El director y guionista Don Roos siempre ha afrontado comedias que tocaban historias de pareja o dramas familiares, como Lo opuesto al sexo, Algo que contar, Un final feliz… En esta ocasión adapta una novela de la judía israelí Ayelet Waldman y consigue una película de intensa carga dramática.
Natalie Portman -que también es productora ejecutiva- encarna a Emilia, una joven abogada, hija de divorciados, que se enamora de su jefe, Jack, un hombre casado y con un hijo, William. Tras hacer fracasar el matrimonio de Jack, se queda embarazada de él y los dos se casan rápidamente. Pero esa aparente felicidad tan abruptamente conseguida, en seguida se va a enfrentar a un infierno de culpabilidades, dolor y reproches.
La película tiene una gran virtud: su honestidad. Hace un fiel retrato, sin falsos consuelos, del mundo sentimental de nuestra posmodernidad. Describe lo que ocurre en una sociedad que se construye al margen de cualquier significado verdadero y de cualquier ideal trascendente.
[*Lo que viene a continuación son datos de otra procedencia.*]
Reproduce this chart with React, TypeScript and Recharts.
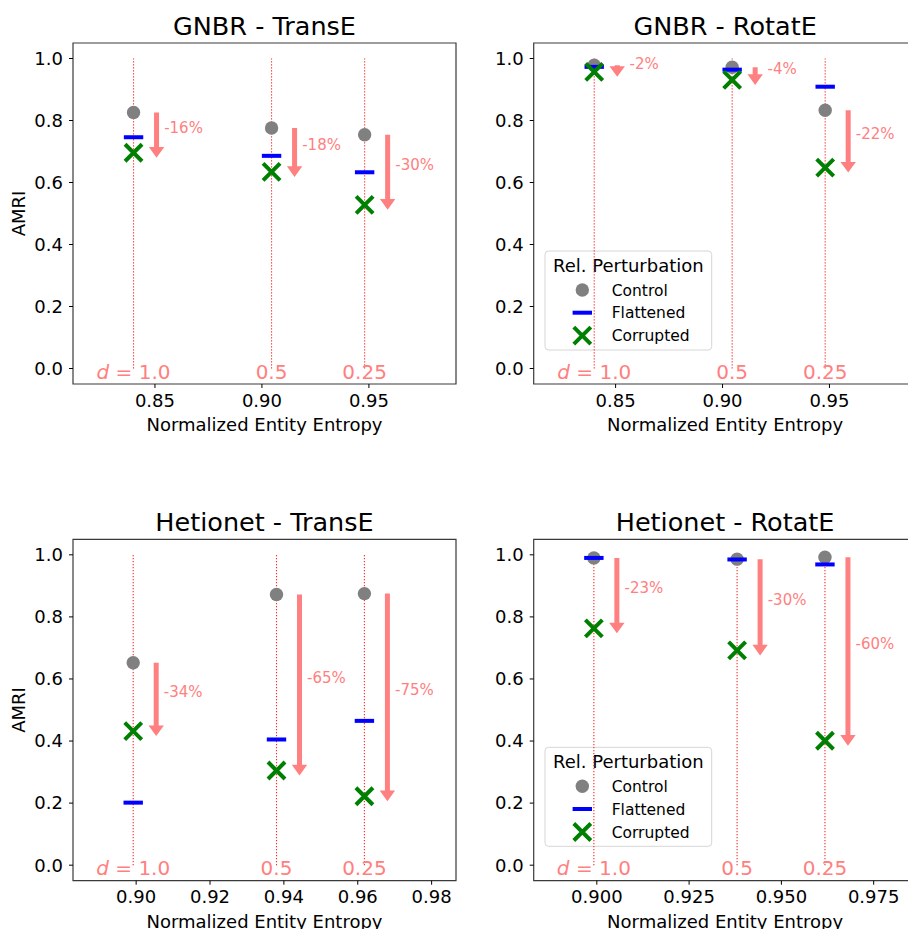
import React from 'react';
import { ScatterChart, Scatter, XAxis, YAxis, ReferenceLine, ReferenceArea } from 'recharts';

const FONT = '"DejaVu Sans", Verdana, sans-serif';

// ---------- data ----------
const gnbrEntropy = [0.84, 0.9045, 0.948];
const hetionetEntropy = [0.8992, 0.938, 0.9618];
const degreeLabels = ['1.0', '0.5', '0.25'];

const gnbrTransEControl = [0.826, 0.776, 0.754];
const gnbrTransEFlattened = [0.746, 0.686, 0.633];
const gnbrTransECorrupted = [0.696, 0.634, 0.528];
const gnbrTransEDrops = ['-16%', '-18%', '-30%'];

const gnbrRotatEControl = [0.978, 0.972, 0.833];
const gnbrRotatEFlattened = [0.973, 0.964, 0.909];
const gnbrRotatECorrupted = [0.957, 0.931, 0.648];
const gnbrRotatEDrops = ['-2%', '-4%', '-22%'];

const hetTransEControl = [0.652, 0.872, 0.875];
const hetTransEFlattened = [0.2015, 0.405, 0.465];
const hetTransECorrupted = [0.432, 0.305, 0.222];
const hetTransEDrops = ['-34%', '-65%', '-75%'];

const hetRotatEControl = [0.99, 0.986, 0.992];
const hetRotatEFlattened = [0.99, 0.985, 0.969];
const hetRotatECorrupted = [0.763, 0.692, 0.401];
const hetRotatEDrops = ['-23%', '-30%', '-60%'];

const amriTicks = [0, 0.2, 0.4, 0.6, 0.8, 1.0];
const gnbrTicks = [0.85, 0.9, 0.95];
const hetTransETicks = [0.9, 0.92, 0.94, 0.96, 0.98];
const hetRotatETicks = [0.9, 0.925, 0.95, 0.975];

const gnbrDomain: [number, number] = [0.8117, 0.9907];
const hetDomain: [number, number] = [0.8829, 0.9866];
const amriDomain: [number, number] = [-0.05, 1.05];

const legendItems = ['Control', 'Flattened', 'Corrupted'];

// ---------- styling ----------
const XAXIS_H = 40;
const YAXIS_W = 60;
const SALMON = '#ff8080';

const ControlDot = (props: any) => <circle cx={props.cx} cy={props.cy} r={6.7} fill="#808080" />;
const FlatBar = (props: any) => (
  <rect x={props.cx - 9.7} y={props.cy - 2} width={19.4} height={4} fill="#0000ff" />
);
const CrossMark = (props: any) => {
  const { cx, cy } = props;
  const s = 8.5;
  return (
    <path
      d={`M${cx - s},${cy - s}L${cx + s},${cy + s}M${cx - s},${cy + s}L${cx + s},${cy - s}`}
      stroke="#008000"
      strokeWidth={4}
      fill="none"
    />
  );
};

function DropLine({ sp, label, first }: { sp: any; label: string; first: boolean }) {
  const x = sp.x1;
  const yBottom = sp.y1;
  const yTop = sp.y2;
  return (
    <g>
      <line
        x1={x}
        y1={yBottom}
        x2={x}
        y2={yTop}
        stroke="#ff0000"
        strokeOpacity={0.85}
        strokeWidth={1.1}
        strokeDasharray="1.3 1.7"
      />
      <text x={x} y={yBottom + 10} textAnchor="middle" fontSize={20} fontFamily={FONT} fill={SALMON}>
        {first ? (
          <>
            <tspan fontStyle="italic">d</tspan>
            <tspan>{' = '}</tspan>
            <tspan>{label}</tspan>
          </>
        ) : (
          label
        )}
      </text>
    </g>
  );
}

function DropArrow({ sp, label }: { sp: any; label: string }) {
  const x = sp.x1 + 23;
  const y0 = sp.y1;
  const yc = sp.y2;
  const tip = yc + 5;
  const headLen = 10.7;
  const headHalf = 7.7;
  const shaftHalf = 2.5;
  const base = tip - headLen;
  const parts: string[] = [];
  if (base > y0) {
    parts.push(`M${x - shaftHalf},${y0}L${x + shaftHalf},${y0}L${x + shaftHalf},${base}L${x - shaftHalf},${base}Z`);
  }
  parts.push(`M${x - headHalf},${base}L${x + headHalf},${base}L${x},${tip}Z`);
  return (
    <g>
      <path d={parts.join('')} fill={SALMON} stroke="none" />
      <text x={sp.x1 + 50} y={(y0 + yc) / 2} textAnchor="middle" fontSize={15} fontFamily={FONT} fill={SALMON}>
        {label}
      </text>
    </g>
  );
}

type Margin = { top: number; right: number; bottom: number; left: number };

type PanelProps = {
  title: string;
  left: number;
  top: number;
  width: number;
  height: number;
  margin: Margin;
  entropy: number[];
  control: number[];
  flattened: number[];
  corrupted: number[];
  drops: string[];
  xTicks: number[];
  xDecimals: number;
  xDomain: [number, number];
  showYLabel: boolean;
  showLegend: boolean;
};

function Legend({ x, y }: { x: number; y: number }) {
  const w = 166.7;
  const h = 99;
  const rows = [39, 61.7, 84.7];
  const mx = x + 37.3;
  return (
    <g>
      <rect x={x} y={y} width={w} height={h} rx={3.5} fill="#ffffff" fillOpacity={0.8} stroke="#d6d6d6" strokeWidth={1} />
      <text x={x + w / 2} y={y + 20.5} textAnchor="middle" fontSize={18} fontFamily={FONT} fill="#000">
        Rel. Perturbation
      </text>
      <ControlDot cx={mx} cy={y + rows[0]} />
      <FlatBar cx={mx} cy={y + rows[1]} />
      <CrossMark cx={mx} cy={y + rows[2]} />
      {legendItems.map((t, i) => (
        <text key={t} x={x + 66.7} y={y + rows[i] + 5.6} fontSize={15.5} fontFamily={FONT} fill="#000">
          {t}
        </text>
      ))}
    </g>
  );
}

function Panel(p: PanelProps) {
  const { left, top, width, height, margin } = p;
  const plotLeft = margin.left + YAXIS_W;
  const plotRight = width - margin.right;
  const plotTop = margin.top;
  const plotBottom = height - margin.bottom - XAXIS_H;
  const midX = (plotLeft + plotRight) / 2;
  const midY = (plotTop + plotBottom) / 2;

  const controlData = p.entropy.map((x, i) => ({ x, y: p.control[i] }));
  const flatData = p.entropy.map((x, i) => ({ x, y: p.flattened[i] }));
  const corrData = p.entropy.map((x, i) => ({ x, y: p.corrupted[i] }));

  const tickStyle = { fill: '#000', fontSize: 18, fontFamily: FONT };

  return (
    <div style={{ position: 'absolute', left, top, width, height }}>
      <ScatterChart width={width} height={height} margin={margin}>
        <XAxis
          type="number"
          dataKey="x"
          domain={p.xDomain}
          allowDataOverflow
          ticks={p.xTicks}
          interval={0}
          tickFormatter={(v: number) => v.toFixed(p.xDecimals)}
          height={XAXIS_H}
          axisLine={false}
          tickLine={{ stroke: '#000', strokeWidth: 1 }}
          tickSize={4}
          tickMargin={6}
          tick={tickStyle}
        />
        <YAxis
          type="number"
          dataKey="y"
          domain={amriDomain}
          allowDataOverflow
          ticks={amriTicks}
          interval={0}
          tickFormatter={(v: number) => v.toFixed(1)}
          width={YAXIS_W}
          axisLine={false}
          tickLine={{ stroke: '#000', strokeWidth: 1 }}
          tickSize={4}
          tickMargin={6}
          tick={tickStyle}
        />
        <ReferenceArea
          x1={p.xDomain[0]}
          x2={p.xDomain[1]}
          y1={amriDomain[0]}
          y2={amriDomain[1]}
          fill="none"
          fillOpacity={0}
          stroke="#3a3a3a"
          strokeWidth={1.2}
          ifOverflow="visible"
        />
        {p.entropy.map((x, i) => (
          <ReferenceLine
            key={`v${i}`}
            segment={[
              { x, y: 0 },
              { x, y: 1 },
            ]}
            shape={(sp: any) => <DropLine sp={sp} label={degreeLabels[i]} first={i === 0} />}
          />
        ))}
        {p.entropy.map((x, i) => (
          <ReferenceLine
            key={`a${i}`}
            segment={[
              { x, y: p.control[i] },
              { x, y: p.corrupted[i] },
            ]}
            shape={(sp: any) => <DropArrow sp={sp} label={p.drops[i]} />}
          />
        ))}
        <Scatter name="Control" data={controlData} shape={ControlDot} isAnimationActive={false} />
        <Scatter name="Flattened" data={flatData} shape={FlatBar} isAnimationActive={false} />
        <Scatter name="Corrupted" data={corrData} shape={CrossMark} isAnimationActive={false} />
        {p.showLegend && <Legend x={plotLeft + 11.3} y={plotTop + 208} />}
        <text x={midX} y={plotTop - 8} textAnchor="middle" fontSize={25.5} fontFamily={FONT} fill="#000">
          {p.title}
        </text>
        <text x={midX} y={plotBottom + 47} textAnchor="middle" fontSize={18} fontFamily={FONT} fill="#000">
          Normalized Entity Entropy
        </text>
        {p.showYLabel && (
          <text
            x={25}
            y={midY}
            textAnchor="middle"
            fontSize={18}
            fontFamily={FONT}
            fill="#000"
            transform={`rotate(-90 25 ${midY})`}
          >
            AMRI
          </text>
        )}
      </ScatterChart>
    </div>
  );
}

export default function App() {
  return (
    <div
      style={{
        position: 'fixed',
        left: 0,
        top: 0,
        width: 908,
        height: 929,
        overflow: 'hidden',
        background: '#fff',
        fontFamily: FONT,
      }}
    >
      <Panel
        title="GNBR - TransE"
        left={0}
        top={0}
        width={470}
        height={445}
        margin={{ top: 43, right: 14, bottom: 21, left: 13 }}
        entropy={gnbrEntropy}
        control={gnbrTransEControl}
        flattened={gnbrTransEFlattened}
        corrupted={gnbrTransECorrupted}
        drops={gnbrTransEDrops}
        xTicks={gnbrTicks}
        xDecimals={2}
        xDomain={gnbrDomain}
        showYLabel
        showLegend={false}
      />
      <Panel
        title="GNBR - RotatE"
        left={454}
        top={0}
        width={470}
        height={445}
        margin={{ top: 43, right: 7.5, bottom: 21, left: 19.7 }}
        entropy={gnbrEntropy}
        control={gnbrRotatEControl}
        flattened={gnbrRotatEFlattened}
        corrupted={gnbrRotatECorrupted}
        drops={gnbrRotatEDrops}
        xTicks={gnbrTicks}
        xDecimals={2}
        xDomain={gnbrDomain}
        showYLabel={false}
        showLegend
      />
      <Panel
        title="Hetionet - TransE"
        left={0}
        top={480}
        width={470}
        height={470}
        margin={{ top: 59.3, right: 14, bottom: 29.3, left: 13 }}
        entropy={hetionetEntropy}
        control={hetTransEControl}
        flattened={hetTransEFlattened}
        corrupted={hetTransECorrupted}
        drops={hetTransEDrops}
        xTicks={hetTransETicks}
        xDecimals={2}
        xDomain={hetDomain}
        showYLabel
        showLegend={false}
      />
      <Panel
        title="Hetionet - RotatE"
        left={454}
        top={480}
        width={470}
        height={470}
        margin={{ top: 59.3, right: 7.5, bottom: 29.3, left: 19.7 }}
        entropy={hetionetEntropy}
        control={hetRotatEControl}
        flattened={hetRotatEFlattened}
        corrupted={hetRotatECorrupted}
        drops={hetRotatEDrops}
        xTicks={hetRotatETicks}
        xDecimals={3}
        xDomain={hetDomain}
        showYLabel={false}
        showLegend
      />
    </div>
  );
}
Por un lado, las relaciones se basan en puros sentimientos y el matrimonio no tiene más valor que una complicidad coyuntural; por otro, la muerte es un mero dato biológico que sólo genera rencor y desesperación.
La película no propone soluciones convincentes, pero su valor reside en mostrar la tremenda precariedad del ser humano, incapaz de darse la paz, la felicidad y el amor verdadero. No obstante no estamos ante un film complaciente con un nihilismo ideológico. El deseo de sanación de los personajes es demasiado clamoroso. Y al final se bosqueja la necesidad de la misericordia como única hipótesis respirable. Los personajes son capaces de acoger al otro cuando se reconcilian con su propia fragilidad.